Every culture has its way of thinking including its codes and myths. For designers, this is of particular importance. Surrounded by formal, philosophical, or economic conventions their job is to create products and services full of meaning. By doing so, they change the interior to the exterior. That is, they play with the cultural code. They analyse, synthesise, and interpret; thus they make concrete proposals by telling stories with symbols and myths. And so it is that we, the consumers, unconsciously scan our environment and its involved conglomerate of subtexts to decide what we wish for and what we need.
In doing so, our emotions are the key to decode those structures. It is our early childhood in which most of these imprinted experiences are formed. In that time of our life, our brain is somehow more, let’s say liquid – meanings are not yet defined. This allows our state of mind to change fluently. The older we get, the stronger logic and analytical thinking determine us.
Childhood, thereby, is like living the dream that is real. It is a place that is imaginative, free of coded ideas and abbreviations. The absurdity is possible and right. As we age, we are devoured by the crises and problems of the present. We learn to unlearn to function in an efficient way. Sadly, this means it becomes more difficult to leave the beaten track. As a child, however, we cease to imagine the world apart from accepted truths and codes.
The book Codex Seraphinianus (1981) by Luigi Serafini shows that even as an adult it is possible to leave the reasonable place. His illustrations show a world beautifully shrouded in mystery. The sketches are obscure, physically impossible and perverse. The lyrics speak in madness in a code that can´t be decrypted. There is no intellectual way to understand Serafini’s work. No one can coax its hidden secrets out – that makes its charm. It is an excellent example of thoughts and logic beyond reason that create a whole new world beyond rules and accepted truths. It is a form of irrationality that functions as a possibility.
In 1969 Herbert Simon famously defined that:
“design is all conscious human activity changing existent situations into preferred ones.”
Simons definition is probably the most quoted explanation of design saying that we all, on some level, are designers. And of course, everyone sometimes tries to lead a given state into a better one. Design, however, is more than simply an idea of problem-solving. It is exploration and imagination as the illustrator Serafini shows. It is irrational. It’s wired. It’s off. Its practice is an imaginative activity – pretty bonkers often – and most of the time fluctuating somewhere between creativity and analysis.

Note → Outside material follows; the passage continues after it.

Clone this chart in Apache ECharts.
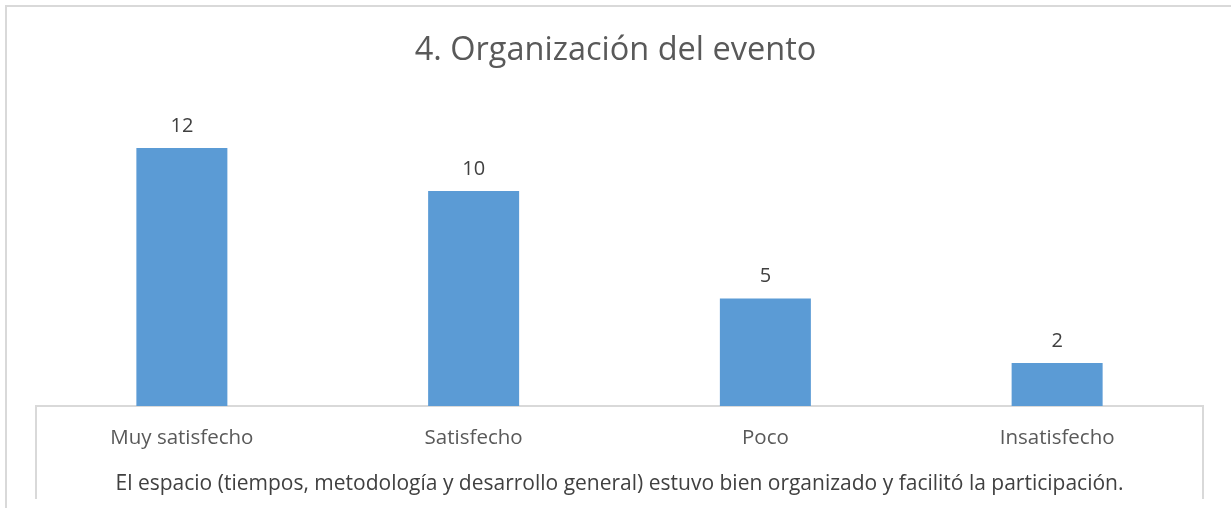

Leading cultural codes, however, let us think of design as a straight way to heaven; as if there has ever been a design that functions linearly. Most design processes are versatile and volatile. Perhaps, at some point in future, there will be a methodology for an irrational imaginative design. Something like un-designing the rational. Seems to be only a question of imagination, right? But now it’s time to stop – before it becomes anarchistic.